**Problem statement**. Skip all pictures, then copy the lines from the start of the data through the line with "import matplotlib.pyplot as plt", keeping both ends.

**Data extract**.

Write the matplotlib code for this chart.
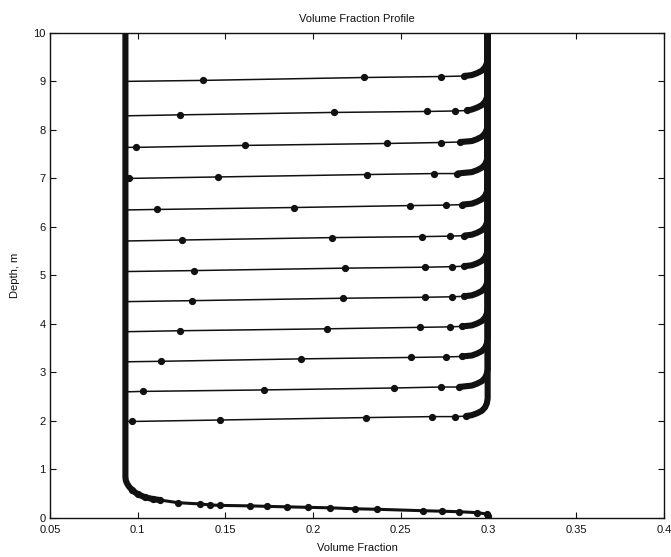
import matplotlib
matplotlib.use("Agg")
import matplotlib.pyplot as plt

# ---------------- data ----------------
title = "Volume Fraction Profile"
xlabel = "Volume Fraction"
ylabel = "Depth, m"
xticks = [0.05, 0.1, 0.15, 0.2, 0.25, 0.3, 0.35, 0.4]
xticklabels = ["0.05", "0.1", "0.15", "0.2", "0.25", "0.3", "0.35", "0.4"]
yticks = [0, 1, 2, 3, 4, 5, 6, 7, 8, 9, 10]

# lower (settled) phase fraction and upper (suspension) fraction
phi_low = 0.093
phi_high = 0.2995
top_depth = 10.0

# interface levels (depth at left end of each profile)
levels = [9.00, 8.29, 7.64, 7.00, 6.35, 5.71, 5.08, 4.46, 3.84, 3.22, 2.60, 1.99]

# sampled points along each interface profile (fraction, depth)
prof_x = [
    [0.093, 0.137, 0.229, 0.273, 0.286],
    [0.093, 0.124, 0.212, 0.265, 0.281, 0.288],
    [0.093, 0.099, 0.161, 0.242, 0.273, 0.284],
    [0.093, 0.095, 0.146, 0.231, 0.269, 0.282],
    [0.093, 0.111, 0.189, 0.255, 0.276, 0.285],
    [0.093, 0.125, 0.211, 0.262, 0.278, 0.286],
    [0.093, 0.132, 0.218, 0.264, 0.279, 0.286],
    [0.093, 0.131, 0.217, 0.264, 0.279, 0.286],
    [0.093, 0.124, 0.208, 0.261, 0.278, 0.285],
    [0.093, 0.113, 0.193, 0.256, 0.276, 0.285],
    [0.093, 0.103, 0.172, 0.246, 0.273, 0.283],
    [0.093, 0.097, 0.147, 0.230, 0.268, 0.281, 0.287],
]
prof_y = [
    [9.00, 9.02, 9.08, 9.10, 9.11],
    [8.29, 8.31, 8.36, 8.38, 8.39, 8.40],
    [7.64, 7.64, 7.68, 7.72, 7.74, 7.75],
    [7.00, 7.00, 7.03, 7.08, 7.10, 7.10],
    [6.35, 6.36, 6.40, 6.44, 6.45, 6.46],
    [5.71, 5.73, 5.78, 5.80, 5.81, 5.82],
    [5.08, 5.10, 5.15, 5.17, 5.18, 5.19],
    [4.46, 4.48, 4.53, 4.55, 4.56, 4.57],
    [3.84, 3.86, 3.90, 3.93, 3.94, 3.95],
    [3.22, 3.23, 3.28, 3.31, 3.32, 3.33],
    [2.60, 2.61, 2.64, 2.68, 2.70, 2.70],
    [1.99, 1.99, 2.02, 2.07, 2.09, 2.09, 2.10],
]
# rounded knee at the right end of each profile (fraction, rise above level)
knee_x = [0.2905, 0.2935, 0.2962, 0.2980, 0.2990, 0.2995]
knee_rise = [0.13, 0.17, 0.22, 0.29, 0.37, 0.47]

# bottom (final) profile
bottom_x = [0.2995, 0.2994, 0.2937, 0.2829, 0.2737, 0.2629, 0.2366, 0.2241,
            0.2098, 0.1973, 0.1853, 0.1739, 0.1642, 0.1470, 0.1413, 0.1356,
            0.1231, 0.1128, 0.1088, 0.1040, 0.1000, 0.0970, 0.0950, 0.0938,
            0.0932, 0.0930, 0.0930]
bottom_y = [0.05, 0.08, 0.11, 0.13, 0.14, 0.15, 0.18, 0.19,
            0.21, 0.22, 0.23, 0.24, 0.25, 0.26, 0.27, 0.29,
            0.315, 0.37, 0.39, 0.43, 0.49, 0.57, 0.65, 0.72,
            0.78, 0.85, 10.0]
bottom_marks = 22  # number of sampled (marked) points on the bottom curve
bottom_thick_from = 17  # index where the dense (thick) part of the curve starts

# ---------------- drawing ----------------
plt.rcParams['font.family'] = ['Liberation Sans', 'DejaVu Sans']
fig = plt.figure(figsize=(6.71, 5.57), dpi=100)
ax = fig.add_axes([0.0745, 0.070, 0.915, 0.871])

ink = "#111111"
thin_lw = 1.1
thick_lw = 4.4

# bottom profile: thick dense part + curve with markers
ax.plot(bottom_x[bottom_thick_from:], bottom_y[bottom_thick_from:], color=ink,
        lw=thick_lw, solid_capstyle="butt", solid_joinstyle="round", zorder=3)
ax.plot(bottom_x[:bottom_thick_from + 1], bottom_y[:bottom_thick_from + 1],
        color=ink, lw=2.2, zorder=3)
ax.plot(bottom_x[:bottom_marks], bottom_y[:bottom_marks], 'o', color=ink,
        ms=4.2, zorder=4)

for h, xs, ys in zip(levels, prof_x, prof_y):
    ax.plot(xs, ys, color=ink, lw=thin_lw, zorder=3)
    ax.plot(xs[1:], ys[1:], 'o', color=ink, ms=4.2, zorder=4)
    kx = [xs[-1]] + knee_x + [phi_high]
    ky = [ys[-1]] + [h + r for r in knee_rise] + [top_depth]
    ax.plot(kx, ky, color=ink, lw=thick_lw, solid_joinstyle="round",
            solid_capstyle="butt", zorder=3)

ax.set_xlim(0.05, 0.4)
ax.set_ylim(0, 10)
ax.set_xticks(xticks)
ax.set_xticklabels(xticklabels)
ax.set_yticks(yticks)
ax.tick_params(direction="in", length=4, width=0.8, top=True, right=True,
               labelsize=8, colors=ink)
ax.tick_params(axis="x", pad=5)
ax.tick_params(axis="y", pad=3)
for s in ax.spines.values():
    s.set_linewidth(1.0)
    s.set_color(ink)

ax.set_title(title, fontsize=8, pad=8, color=ink)
ax.set_xlabel(xlabel, fontsize=8, labelpad=6, color=ink)
ax.set_ylabel(ylabel, fontsize=8, labelpad=10, color=ink)

fig.savefig("out.png", dpi=100)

**Reply to the exercise**.
Write the matplotlib code for this chart.
import matplotlib
matplotlib.use("Agg")
import matplotlib.pyplot as plt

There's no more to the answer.